British American Tobacco Limited v. The Environmental Action Network Ltd.

British American Tobacco Limited v. The Environmental Action Network Ltd., Civil Appl. No. 27 of 2003 (Uganda).
Download Judgment: English
Country: Uganda
Region: Africa
Year: 2003
Court: High Court of Uganda at Kampala
Health Topics: Tobacco
Human Rights: Right of access to information, Right to life
Tags: Tobacco control

The applicant, the Environmental Action Network Ltd (TEAN) brought a notice of motion against British American Tobacco Limited (BAT), alleging that BAT failed to warn consumers of the danger of its tobacco products, violating consumers’ right to life as enshrined in Article 22 of the Constitution of the Republic of Uganda.

Further, TEAN requested that the Court order BAT to provide sufficient information on health risks to consumers in advertisements and on packaging, as well as to determine the sufficient amount of information (size, graphics, wording) to adequately inform tobacco consumers of the health risks.

TEAN supported its claim on the ground that the manufacturer of a dangerous product has a legal duty to adequately inform the consumer of the health risks associated with tobacco consumption.

The Court noted that the Constitution of Uganda prohibits an intentional violation of a person’s right to life according to Article 22. However, the Court held that the claim of failure to warn was too remote to establish causation between tobacco products and harm to consumers' lives. Furthermore, the Court found that the absence of warning by the tobacco company had other intentions than to take away the life of the consumers.

Finally, the Court held that due to its lack of expertise, it could not fully and sufficiently decide which kind of information should be included in labels and publications, as requested by the applicant, and that the applicant should have presented clear evidence and unambiguous information for the Court to make a sound decision.

"Clearly, Article 22(11) of the Constitution prohibits deprivation intentionally of a person’s life. It follows therefore that whoever wants to bring an action under this provision must first have his right either been violated or being violated or about to be violated, and such violation must be intentional; in which case the action brought must allege violation, past, present or imminent." Page 4.

"Failure to make full disclosure of the dangers or risks of smoking cigarettes to the consumers of the cigarettes seems to be too remote to taking away of the life of such consumers. It seems to me that failure to disclose such dangers may have alternative intentions, such as not to demote the business of selling cigarettes; to attribute intention to kill such failure would call for strict, if not impossible proof." Page 5.
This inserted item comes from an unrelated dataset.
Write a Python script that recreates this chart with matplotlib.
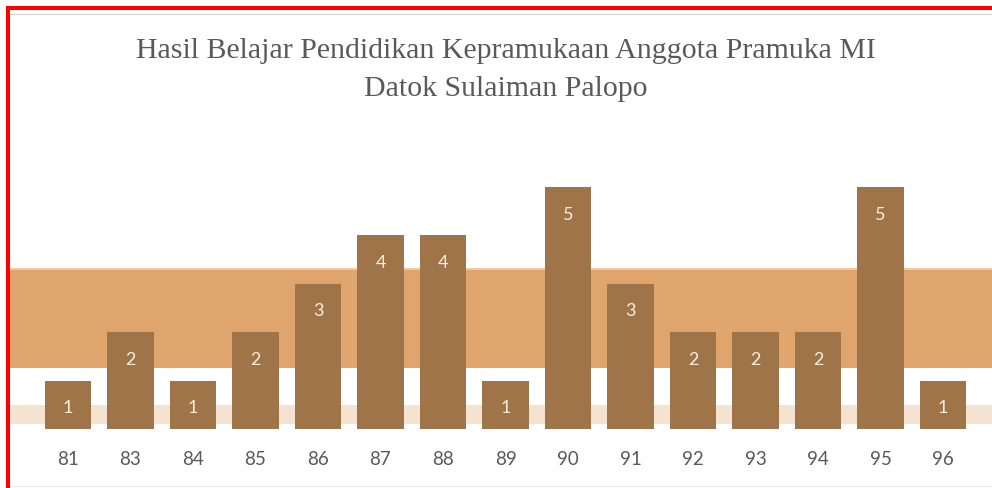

"With due respect, this prayer is asking too much from the court. The court cannot determine fully and sufficiently the kind of information to be included in the desired labels and publication. It simply does not have the expertise to do so; and in fact, the way the prayer is couched, it imposes on the court a duty it cannot discharge. It was up to the applicant to present the court with the information it required for the court to consider. The application is unclear and embarrassingly ambiguous and could not pass the test." Page 9.